A compilation of quotations on a variety of issues by national, state and regional writers, well-known personalities, just plain everyday people and from various publications collected by the editors of THE ADVANCE.

Quotes for our Times:

Terence P. Jeffrey, editor-in-chief of CNSnews.com: Record taxes aren't enough for Biden.

If Biden were to succeed in increasing the corporation income tax to 28%, it would impose increased costs on every American consumer who purchases products — with their own after-tax income — from the corporations Biden targets.

If Biden increases the federal tax on corporations that make automobiles, it will increase the prices Americans pay for cars.

If Biden increases the federal tax on corporations that produce food products and own grocery stores, it will increase what Americans must pay to feed their families.

Biden is not a champion of the middle class. He is a champion of big government.

Rajan Laad, writer for American Thinker: Despite calls to resolve income disparity, Biden and Harris donate very little to charity.

Despite never making any tall claims to virtue, it was President Donald Trump who donated his salary to various initiatives of national significance. The first $100,000 went to the National Park Service. Subsequently, he donated to various federal departments. Trump donated the last two-quarters of his 2019 salary and the first quarter of his 2020 salary to the Department of Health and Human Service specifically for COVID-19 and the U.S. opioid crisis. …

Biden and Harris’s paltry charity donations should be another wake-up call for voters regarding Democrat hypocrisy. Judge them solely by what they do, not by what they claim, and vote them out.

Matt Schlapp, chairman of The American Conservative Union, co-founder of Cove Strategies, and former White House Political Director to President George W. Bush: The Biden gig is up.

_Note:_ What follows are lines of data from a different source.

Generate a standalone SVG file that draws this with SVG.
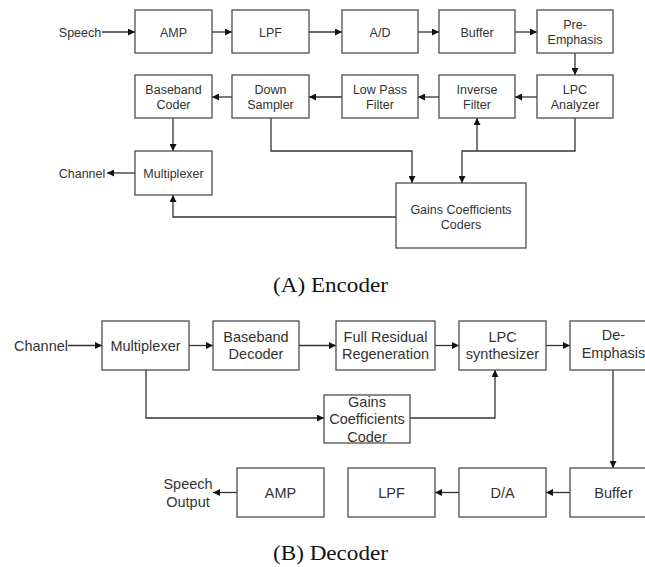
<svg xmlns="http://www.w3.org/2000/svg" width="645" height="567" viewBox="0 0 645 567">
<style>
.box{fill:#fff;stroke:#4d4d4d;stroke-width:1.3}
.e{font-family:"Liberation Sans",Arial,sans-serif;font-size:12.5px;fill:#333;text-anchor:middle}
.d{font-family:"Liberation Sans",Arial,sans-serif;font-size:14.5px;fill:#333;text-anchor:middle}
.cap{font-family:"Liberation Serif","Times New Roman",serif;font-size:20px;fill:#111}
.ln{fill:none;stroke:#333;stroke-width:1.3}
</style>
<defs>
<marker id="ah" viewBox="0 0 10 10" refX="10" refY="5" markerWidth="7" markerHeight="7" markerUnits="userSpaceOnUse" orient="auto">
<path d="M0,0 L10,5 L0,10 Z" fill="#111"/>
</marker>
</defs>
<rect width="645" height="567" fill="#fff"/>

<g id="connectors" class="ln" marker-end="url(#ah)">
<!-- encoder -->
<path d="M102,32 H135"/>
<path d="M212,32 H232"/>
<path d="M309,32 H342"/>
<path d="M418,32 H439"/>
<path d="M515,32 H537"/>
<path d="M575,53 V75"/>
<path d="M537,97 H515"/>
<path d="M439,97 H418"/>
<path d="M342,97 H309"/>
<path d="M232,97 H212"/>
<path d="M173,118 V151"/>
<path d="M135,173 H107"/>
<path d="M271,118 V151 H412 V183"/>
<path d="M575,118 V151 H462 V183"/>
<path d="M477,151 V118"/>
<path d="M396,217 H173 V195"/>
<!-- decoder -->
<path d="M68,345.5 H102"/>
<path d="M189,345.5 H213"/>
<path d="M299,345.5 H336"/>
<path d="M435,345.5 H459"/>
<path d="M546,345.5 H570"/>
<path d="M146,370 V418 H324"/>
<path d="M410,418 H495 V370"/>
<path d="M613,370 V468"/>
<path d="M570,492.5 H546"/>
<path d="M459,492.5 H435"/>
<path d="M237,492.5 H213"/>
</g>

<!-- Encoder -->
<text class="e" x="80" y="36.5">Speech</text>
<g id="enc-amp"><rect class="box" x="135" y="10" width="77" height="43"/><text class="e" x="173.5" y="36.5">AMP</text></g>
<g id="enc-lpf"><rect class="box" x="232" y="10" width="77" height="43"/><text class="e" x="270.5" y="36.5">LPF</text></g>
<g id="enc-ad"><rect class="box" x="342" y="10" width="76" height="43"/><text class="e" x="380" y="36.5">A/D</text></g>
<g id="enc-buffer"><rect class="box" x="439" y="10" width="76" height="43"/><text class="e" x="477" y="36.5">Buffer</text></g>
<g id="enc-preemph"><rect class="box" x="537" y="10" width="76" height="43"/><text class="e" x="575" y="28.5">Pre-</text><text class="e" x="575" y="43.5">Emphasis</text></g>
<g id="enc-baseband"><rect class="box" x="135" y="75" width="77" height="43"/><text class="e" x="173.5" y="93.5">Baseband</text><text class="e" x="173.5" y="108.5">Coder</text></g>
<g id="enc-down"><rect class="box" x="232" y="75" width="77" height="43"/><text class="e" x="270.5" y="93.5">Down</text><text class="e" x="270.5" y="108.5">Sampler</text></g>
<g id="enc-lowpass"><rect class="box" x="342" y="75" width="76" height="43"/><text class="e" x="380" y="93.5">Low Pass</text><text class="e" x="380" y="108.5">Filter</text></g>
<g id="enc-inverse"><rect class="box" x="439" y="75" width="76" height="43"/><text class="e" x="477" y="93.5">Inverse</text><text class="e" x="477" y="108.5">Filter</text></g>
<g id="enc-lpc"><rect class="box" x="537" y="75" width="76" height="43"/><text class="e" x="575" y="93.5">LPC</text><text class="e" x="575" y="108.5">Analyzer</text></g>
<g id="enc-mux"><rect class="box" x="135" y="151" width="77" height="44"/><text class="e" x="173.5" y="177.5">Multiplexer</text></g>
<text class="e" x="82" y="177.5">Channel</text>
<g id="enc-gains"><rect class="box" x="396" y="183" width="130" height="65"/><text class="e" x="461" y="213.5">Gains Coefficients</text><text class="e" x="461" y="228.5">Coders</text></g>
<text class="cap" x="273" y="292" textLength="115" lengthAdjust="spacingAndGlyphs">(A) Encoder</text>

<!-- Decoder -->
<text class="d" x="41" y="351">Channel</text>
<g id="dec-mux"><rect class="box" x="102" y="321" width="87" height="49"/><text class="d" x="145.5" y="351">Multiplexer</text></g>
<g id="dec-baseband"><rect class="box" x="213" y="321" width="86" height="49"/><text class="d" x="256" y="342">Baseband</text><text class="d" x="256" y="359">Decoder</text></g>
<g id="dec-full"><rect class="box" x="336" y="321" width="99" height="49"/><text class="d" x="385.5" y="342">Full Residual</text><text class="d" x="385.5" y="359">Regeneration</text></g>
<g id="dec-lpc"><rect class="box" x="459" y="321" width="87" height="49"/><text class="d" x="502.5" y="342">LPC</text><text class="d" x="502.5" y="359">synthesizer</text></g>
<g id="dec-deemph"><rect class="box" x="570" y="321" width="87" height="49"/><text class="d" x="613.5" y="340">De-</text><text class="d" x="613.5" y="358">Emphasis</text></g>
<g id="dec-gains"><rect class="box" x="324" y="395" width="86" height="48"/><text class="d" x="367" y="407">Gains</text><text class="d" x="367" y="424">Coefficients</text><text class="d" x="367" y="442">Coder</text></g>
<g id="dec-buffer"><rect class="box" x="570" y="468" width="87" height="49"/><text class="d" x="613.5" y="497.5">Buffer</text></g>
<g id="dec-da"><rect class="box" x="459" y="468" width="87" height="49"/><text class="d" x="502.5" y="497.5">D/A</text></g>
<g id="dec-lpf"><rect class="box" x="348" y="468" width="87" height="49"/><text class="d" x="391.5" y="497.5">LPF</text></g>
<g id="dec-amp"><rect class="box" x="237" y="468" width="87" height="49"/><text class="d" x="280.5" y="497.5">AMP</text></g>
<text class="d" x="188" y="489">Speech</text>
<text class="d" x="188" y="507">Output</text>
<text class="cap" x="273" y="560" textLength="115" lengthAdjust="spacingAndGlyphs">(B) Decoder</text>
</svg>
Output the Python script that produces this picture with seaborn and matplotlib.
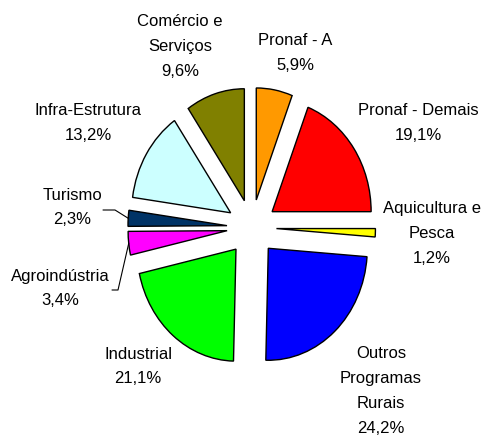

Regardless of the palace intrigue at the White House, President Biden is in as bad political shape as any post World War II president. There are no scenarios that can salvage Democrat losses in November. Democrats will be rejected by voters because their policies are so radical that they can’t even survive school board elections in San Francisco. It is simply too much, and most Americans are tired of the war waged by the culture elites on the goodness of America and the necessity of her founding.

Frederick M. Hess is a senior fellow and the director of Education Policy Studies at the American Enterprise Institute: The gloves are now off of Biden's quiet education radicalism.

There was the back-door channel to the CDC the Biden team gave the teacher unions, letting them secretly help script guidance for school closures and masking. There was the Department of Education’s move to feature the New York Times’s 1619 Project and Ibram X. Kendi’s 'How to be an Anti-Racist' in the federal civics grants program.

And there’s the current push to redefine Title IX in line with woke ideology, so that any educational institution making distinctions based on biology (as with dormitories, locker rooms, or sports teams) would run afoul of civil rights law.

Biden quietly promised the nation an expensive, far-reaching and ideological education agenda. That’s one promise he’s kept.